The math is the same.

What to track if you want real performance

You don’t need 40 dashboards. You need 3 hard metrics:

  1. AI WIP (work in progress): How many AI initiatives are open and still not producing financial results.
  2. Cycle time: How long it takes to move from pilot to repeatable execution.
  3. Adoption depth: How many workflows were actually replaced or redesigned, not just “assisted.”

If these metrics are drifting in the wrong direction together, your system is overloaded.

Why queueing theory is now a business advantage

In a high-interest-rate, margin-compressed environment, execution quality beats storytelling.
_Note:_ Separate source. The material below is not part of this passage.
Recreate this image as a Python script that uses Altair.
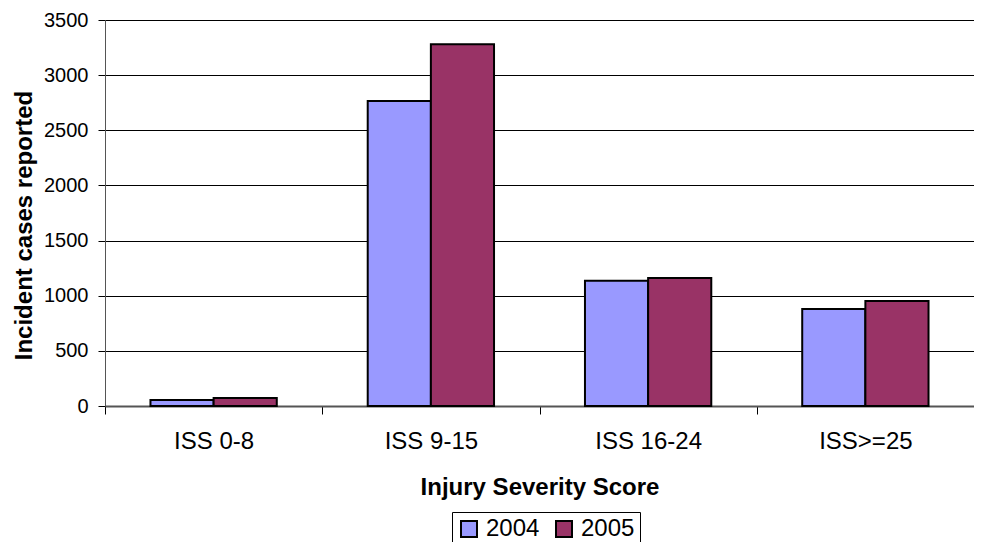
import altair as alt
import pandas as pd

categories = ["ISS 0-8", "ISS 9-15", "ISS 16-24", "ISS>=25"]
years = ["2004", "2005"]
values_2004 = [55, 2765, 1135, 880]
values_2005 = [72, 3280, 1160, 952]
y_ticks = [0, 500, 1000, 1500, 2000, 2500, 3000, 3500]
colors = ["#9999FF", "#993366"]

rows = []
for c, a, b in zip(categories, values_2004, values_2005):
    rows.append({"cat": c, "year": years[0], "value": a})
    rows.append({"cat": c, "year": years[1], "value": b})
df = pd.DataFrame(rows)

FONT = "Liberation Sans"

chart = alt.Chart(df).mark_bar(stroke="black", strokeWidth=2).encode(
    x=alt.X("cat:N", sort=categories,
            scale=alt.Scale(paddingInner=0, paddingOuter=0),
            axis=alt.Axis(title="Injury Severity Score", labelAngle=0,
                          tickBand="extent", tickSize=8, tickColor="black",
                          domainColor="#555555", domainWidth=2,
                          labelFont=FONT, labelFontSize=24, labelColor="black",
                          labelBaseline="alphabetic", labelPadding=34,
                          titleFont=FONT, titleFontSize=24, titleFontWeight="bold",
                          titleColor="black", titleBaseline="alphabetic",
                          titleY=88, grid=False)),
    xOffset=alt.XOffset("year:N", sort=years,
                        scale=alt.Scale(paddingInner=0, paddingOuter=0.72)),
    y=alt.Y("value:Q", scale=alt.Scale(domain=[0, 3500], nice=False),
            axis=alt.Axis(title="Incident cases reported", values=y_ticks, format="d",
                          tickSize=7, tickColor="black", domainColor="#555555",
                          labelFont=FONT, labelFontSize=20, labelColor="black",
                          labelPadding=10,
                          gridColor="black", gridOpacity=1, gridWidth=1,
                          titleFont=FONT, titleFontSize=24, titleFontWeight="bold",
                          titleColor="black", titleX=-81, titleY=205,
                          titleBaseline="middle", titleAlign="center")),
    color=alt.Color("year:N", sort=years,
                    scale=alt.Scale(domain=years, range=colors),
                    legend=alt.Legend(title=None, orient="none", direction="horizontal",
                                      legendX=347, legendY=492,
                                      strokeColor="black", padding=5,
                                      symbolType="square", symbolSize=256,
                                      symbolStrokeColor="black", symbolStrokeWidth=2,
                                      labelFont=FONT, labelFontSize=24, labelColor="black",
                                      labelOffset=5, columnPadding=12)),
).properties(
    width=869, height=386,
    padding={"left": 97, "top": 12, "right": 0, "bottom": 136},
    autosize=alt.AutoSizeParams(type="none"),
).configure_view(stroke=None).configure_axis(domainOpacity=1)

chart.save("out.html", embed_options={"renderer": "svg", "actions": False})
Queueing discipline gives you practical control:

  • cap WIP by team,
  • define one accountable bottleneck,
  • standardize handoffs between ops and tech,
  • track ROI by use case against pre-AI baseline.

This is the same operating logic behind my work on why queueing theory is still the missing piece in business performance and the WIP trap most teams confuse with a speed problem.

If your operation is unstable, AI won’t fix it. It will only accelerate instability.

Where small and mid-sized businesses can win now

Large enterprises are still dealing with governance drag. SMBs can move faster if they stay focused.

The best use cases in this phase are boring—and profitable:

  • no-show reduction,
  • faster estimate-to-close flow,
  • lead prioritization with confidence thresholds,
  • tighter follow-up execution with quality checks.

Customers don’t buy “AI features.” They buy fewer delays, fewer errors, and predictable outcomes.

A practical 90-day playbook

For founders and operators, here’s the move:

  • cut low-signal AI experiments by 30%,
  • run one throughput board (input, queue, output, rework),
  • prioritize initiatives by financial impact × implementation friction,
  • run biweekly operating reviews.

The AI bubble reset is not a collapse. It is a filter.

And filters reward disciplined systems.

If you can combine Lean Six Sigma with queueing logic, you’ll make better decisions under pressure—and build a business that performs when the noise gets loud.